**Set exercise:**
Write out the listing beneath this instruction in its entirety, exactly as it reads.

########

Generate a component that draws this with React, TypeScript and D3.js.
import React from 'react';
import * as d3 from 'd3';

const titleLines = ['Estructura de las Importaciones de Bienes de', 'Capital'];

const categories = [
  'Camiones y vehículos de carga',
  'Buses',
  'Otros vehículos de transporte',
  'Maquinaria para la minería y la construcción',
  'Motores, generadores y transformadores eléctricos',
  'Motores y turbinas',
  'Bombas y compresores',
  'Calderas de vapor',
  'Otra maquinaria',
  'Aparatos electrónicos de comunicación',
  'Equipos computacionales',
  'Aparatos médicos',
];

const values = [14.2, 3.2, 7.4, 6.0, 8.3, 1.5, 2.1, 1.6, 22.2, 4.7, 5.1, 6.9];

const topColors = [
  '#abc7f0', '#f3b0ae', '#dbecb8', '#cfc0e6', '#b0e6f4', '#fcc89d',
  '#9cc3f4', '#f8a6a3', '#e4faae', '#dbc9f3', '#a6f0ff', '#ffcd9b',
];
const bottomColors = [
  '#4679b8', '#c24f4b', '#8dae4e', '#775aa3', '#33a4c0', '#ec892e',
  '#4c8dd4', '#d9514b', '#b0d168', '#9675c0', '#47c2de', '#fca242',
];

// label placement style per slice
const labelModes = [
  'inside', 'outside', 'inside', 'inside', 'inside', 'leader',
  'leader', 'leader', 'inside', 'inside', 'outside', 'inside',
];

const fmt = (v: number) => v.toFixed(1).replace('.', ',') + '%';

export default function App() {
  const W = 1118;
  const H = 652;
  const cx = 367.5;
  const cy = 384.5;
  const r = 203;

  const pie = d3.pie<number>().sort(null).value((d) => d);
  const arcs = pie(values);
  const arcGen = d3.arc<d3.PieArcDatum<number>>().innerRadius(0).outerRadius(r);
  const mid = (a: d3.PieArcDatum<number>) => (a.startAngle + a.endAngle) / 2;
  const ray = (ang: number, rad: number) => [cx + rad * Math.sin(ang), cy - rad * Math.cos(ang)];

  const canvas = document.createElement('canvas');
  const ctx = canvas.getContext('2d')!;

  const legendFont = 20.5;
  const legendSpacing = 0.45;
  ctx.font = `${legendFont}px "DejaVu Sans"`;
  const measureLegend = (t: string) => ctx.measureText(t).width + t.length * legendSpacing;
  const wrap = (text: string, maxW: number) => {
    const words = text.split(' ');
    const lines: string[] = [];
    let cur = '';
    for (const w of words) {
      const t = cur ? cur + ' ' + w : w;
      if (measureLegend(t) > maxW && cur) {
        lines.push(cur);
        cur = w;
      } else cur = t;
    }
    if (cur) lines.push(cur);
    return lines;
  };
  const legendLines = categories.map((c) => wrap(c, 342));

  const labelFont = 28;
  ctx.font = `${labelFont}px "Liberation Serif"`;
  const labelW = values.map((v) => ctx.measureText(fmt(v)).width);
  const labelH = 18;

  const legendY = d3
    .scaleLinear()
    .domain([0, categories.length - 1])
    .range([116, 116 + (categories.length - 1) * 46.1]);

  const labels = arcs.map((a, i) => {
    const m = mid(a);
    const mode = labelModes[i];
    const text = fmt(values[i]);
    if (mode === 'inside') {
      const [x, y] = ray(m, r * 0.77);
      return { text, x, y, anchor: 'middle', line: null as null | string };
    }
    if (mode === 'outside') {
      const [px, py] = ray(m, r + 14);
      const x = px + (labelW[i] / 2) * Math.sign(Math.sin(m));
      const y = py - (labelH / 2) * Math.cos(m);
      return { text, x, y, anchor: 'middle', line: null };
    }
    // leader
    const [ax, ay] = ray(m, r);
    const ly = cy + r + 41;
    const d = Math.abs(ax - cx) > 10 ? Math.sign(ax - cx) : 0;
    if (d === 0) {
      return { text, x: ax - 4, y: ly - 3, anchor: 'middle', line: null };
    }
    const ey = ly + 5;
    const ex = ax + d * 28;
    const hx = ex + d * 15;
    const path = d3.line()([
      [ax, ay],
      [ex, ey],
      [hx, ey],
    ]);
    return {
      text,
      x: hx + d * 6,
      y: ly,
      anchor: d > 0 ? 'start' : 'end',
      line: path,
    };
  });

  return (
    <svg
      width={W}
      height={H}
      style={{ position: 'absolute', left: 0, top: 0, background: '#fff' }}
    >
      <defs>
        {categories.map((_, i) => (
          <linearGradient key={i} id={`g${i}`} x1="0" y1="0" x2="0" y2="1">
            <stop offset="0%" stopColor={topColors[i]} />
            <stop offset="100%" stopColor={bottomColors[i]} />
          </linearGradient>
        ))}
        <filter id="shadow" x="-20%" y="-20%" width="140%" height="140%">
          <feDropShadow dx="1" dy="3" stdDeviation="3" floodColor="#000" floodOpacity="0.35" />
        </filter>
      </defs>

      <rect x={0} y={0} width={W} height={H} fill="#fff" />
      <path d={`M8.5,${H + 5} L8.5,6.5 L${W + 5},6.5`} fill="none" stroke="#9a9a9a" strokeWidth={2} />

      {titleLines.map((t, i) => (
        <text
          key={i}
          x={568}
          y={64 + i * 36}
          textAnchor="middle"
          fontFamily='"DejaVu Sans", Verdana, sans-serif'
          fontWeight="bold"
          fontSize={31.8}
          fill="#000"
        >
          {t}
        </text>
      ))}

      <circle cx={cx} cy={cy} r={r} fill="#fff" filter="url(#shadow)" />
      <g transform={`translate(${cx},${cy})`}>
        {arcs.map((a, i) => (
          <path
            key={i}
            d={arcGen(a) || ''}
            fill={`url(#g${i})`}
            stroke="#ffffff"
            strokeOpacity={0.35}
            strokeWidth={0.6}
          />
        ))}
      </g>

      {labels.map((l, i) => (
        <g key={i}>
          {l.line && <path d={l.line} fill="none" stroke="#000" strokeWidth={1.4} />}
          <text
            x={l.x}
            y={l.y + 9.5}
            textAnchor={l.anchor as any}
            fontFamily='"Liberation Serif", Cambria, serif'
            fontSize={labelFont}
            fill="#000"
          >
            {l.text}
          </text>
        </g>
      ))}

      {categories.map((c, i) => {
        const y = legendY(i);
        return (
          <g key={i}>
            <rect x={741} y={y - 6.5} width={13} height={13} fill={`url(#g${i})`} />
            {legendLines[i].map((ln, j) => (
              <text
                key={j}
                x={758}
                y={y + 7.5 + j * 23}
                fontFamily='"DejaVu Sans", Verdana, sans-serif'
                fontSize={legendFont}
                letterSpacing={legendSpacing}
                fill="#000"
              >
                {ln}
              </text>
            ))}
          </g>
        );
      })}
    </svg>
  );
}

########

**Exercise answer:**
Generate a component that draws this with React, TypeScript and D3.js.
import React from 'react';
import * as d3 from 'd3';

const titleLines = ['Estructura de las Importaciones de Bienes de', 'Capital'];

const categories = [
  'Camiones y vehículos de carga',
  'Buses',
  'Otros vehículos de transporte',
  'Maquinaria para la minería y la construcción',
  'Motores, generadores y transformadores eléctricos',
  'Motores y turbinas',
  'Bombas y compresores',
  'Calderas de vapor',
  'Otra maquinaria',
  'Aparatos electrónicos de comunicación',
  'Equipos computacionales',
  'Aparatos médicos',
];

const values = [14.2, 3.2, 7.4, 6.0, 8.3, 1.5, 2.1, 1.6, 22.2, 4.7, 5.1, 6.9];

const topColors = [
  '#abc7f0', '#f3b0ae', '#dbecb8', '#cfc0e6', '#b0e6f4', '#fcc89d',
  '#9cc3f4', '#f8a6a3', '#e4faae', '#dbc9f3', '#a6f0ff', '#ffcd9b',
];
const bottomColors = [
  '#4679b8', '#c24f4b', '#8dae4e', '#775aa3', '#33a4c0', '#ec892e',
  '#4c8dd4', '#d9514b', '#b0d168', '#9675c0', '#47c2de', '#fca242',
];

// label placement style per slice
const labelModes = [
  'inside', 'outside', 'inside', 'inside', 'inside', 'leader',
  'leader', 'leader', 'inside', 'inside', 'outside', 'inside',
];

const fmt = (v: number) => v.toFixed(1).replace('.', ',') + '%';

export default function App() {
  const W = 1118;
  const H = 652;
  const cx = 367.5;
  const cy = 384.5;
  const r = 203;

  const pie = d3.pie<number>().sort(null).value((d) => d);
  const arcs = pie(values);
  const arcGen = d3.arc<d3.PieArcDatum<number>>().innerRadius(0).outerRadius(r);
  const mid = (a: d3.PieArcDatum<number>) => (a.startAngle + a.endAngle) / 2;
  const ray = (ang: number, rad: number) => [cx + rad * Math.sin(ang), cy - rad * Math.cos(ang)];

  const canvas = document.createElement('canvas');
  const ctx = canvas.getContext('2d')!;

  const legendFont = 20.5;
  const legendSpacing = 0.45;
  ctx.font = `${legendFont}px "DejaVu Sans"`;
  const measureLegend = (t: string) => ctx.measureText(t).width + t.length * legendSpacing;
  const wrap = (text: string, maxW: number) => {
    const words = text.split(' ');
    const lines: string[] = [];
    let cur = '';
    for (const w of words) {
      const t = cur ? cur + ' ' + w : w;
      if (measureLegend(t) > maxW && cur) {
        lines.push(cur);
        cur = w;
      } else cur = t;
    }
    if (cur) lines.push(cur);
    return lines;
  };
  const legendLines = categories.map((c) => wrap(c, 342));

  const labelFont = 28;
  ctx.font = `${labelFont}px "Liberation Serif"`;
  const labelW = values.map((v) => ctx.measureText(fmt(v)).width);
  const labelH = 18;

  const legendY = d3
    .scaleLinear()
    .domain([0, categories.length - 1])
    .range([116, 116 + (categories.length - 1) * 46.1]);

  const labels = arcs.map((a, i) => {
    const m = mid(a);
    const mode = labelModes[i];
    const text = fmt(values[i]);
    if (mode === 'inside') {
      const [x, y] = ray(m, r * 0.77);
      return { text, x, y, anchor: 'middle', line: null as null | string };
    }
    if (mode === 'outside') {
      const [px, py] = ray(m, r + 14);
      const x = px + (labelW[i] / 2) * Math.sign(Math.sin(m));
      const y = py - (labelH / 2) * Math.cos(m);
      return { text, x, y, anchor: 'middle', line: null };
    }
    // leader
    const [ax, ay] = ray(m, r);
    const ly = cy + r + 41;
    const d = Math.abs(ax - cx) > 10 ? Math.sign(ax - cx) : 0;
    if (d === 0) {
      return { text, x: ax - 4, y: ly - 3, anchor: 'middle', line: null };
    }
    const ey = ly + 5;
    const ex = ax + d * 28;
    const hx = ex + d * 15;
    const path = d3.line()([
      [ax, ay],
      [ex, ey],
      [hx, ey],
    ]);
    return {
      text,
      x: hx + d * 6,
      y: ly,
      anchor: d > 0 ? 'start' : 'end',
      line: path,
    };
  });

  return (
    <svg
      width={W}
      height={H}
      style={{ position: 'absolute', left: 0, top: 0, background: '#fff' }}
    >
      <defs>
        {categories.map((_, i) => (
          <linearGradient key={i} id={`g${i}`} x1="0" y1="0" x2="0" y2="1">
            <stop offset="0%" stopColor={topColors[i]} />
            <stop offset="100%" stopColor={bottomColors[i]} />
          </linearGradient>
        ))}
        <filter id="shadow" x="-20%" y="-20%" width="140%" height="140%">
          <feDropShadow dx="1" dy="3" stdDeviation="3" floodColor="#000" floodOpacity="0.35" />
        </filter>
      </defs>

      <rect x={0} y={0} width={W} height={H} fill="#fff" />
      <path d={`M8.5,${H + 5} L8.5,6.5 L${W + 5},6.5`} fill="none" stroke="#9a9a9a" strokeWidth={2} />

      {titleLines.map((t, i) => (
        <text
          key={i}
          x={568}
          y={64 + i * 36}
          textAnchor="middle"
          fontFamily='"DejaVu Sans", Verdana, sans-serif'
          fontWeight="bold"
          fontSize={31.8}
          fill="#000"
        >
          {t}
        </text>
      ))}

      <circle cx={cx} cy={cy} r={r} fill="#fff" filter="url(#shadow)" />
      <g transform={`translate(${cx},${cy})`}>
        {arcs.map((a, i) => (
          <path
            key={i}
            d={arcGen(a) || ''}
            fill={`url(#g${i})`}
            stroke="#ffffff"
            strokeOpacity={0.35}
            strokeWidth={0.6}
          />
        ))}
      </g>

      {labels.map((l, i) => (
        <g key={i}>
          {l.line && <path d={l.line} fill="none" stroke="#000" strokeWidth={1.4} />}
          <text
            x={l.x}
            y={l.y + 9.5}
            textAnchor={l.anchor as any}
            fontFamily='"Liberation Serif", Cambria, serif'
            fontSize={labelFont}
            fill="#000"
          >
            {l.text}
          </text>
        </g>
      ))}

      {categories.map((c, i) => {
        const y = legendY(i);
        return (
          <g key={i}>
            <rect x={741} y={y - 6.5} width={13} height={13} fill={`url(#g${i})`} />
            {legendLines[i].map((ln, j) => (
              <text
                key={j}
                x={758}
                y={y + 7.5 + j * 23}
                fontFamily='"DejaVu Sans", Verdana, sans-serif'
                fontSize={legendFont}
                letterSpacing={legendSpacing}
                fill="#000"
              >
                {ln}
              </text>
            ))}
          </g>
        );
      })}
    </svg>
  );
}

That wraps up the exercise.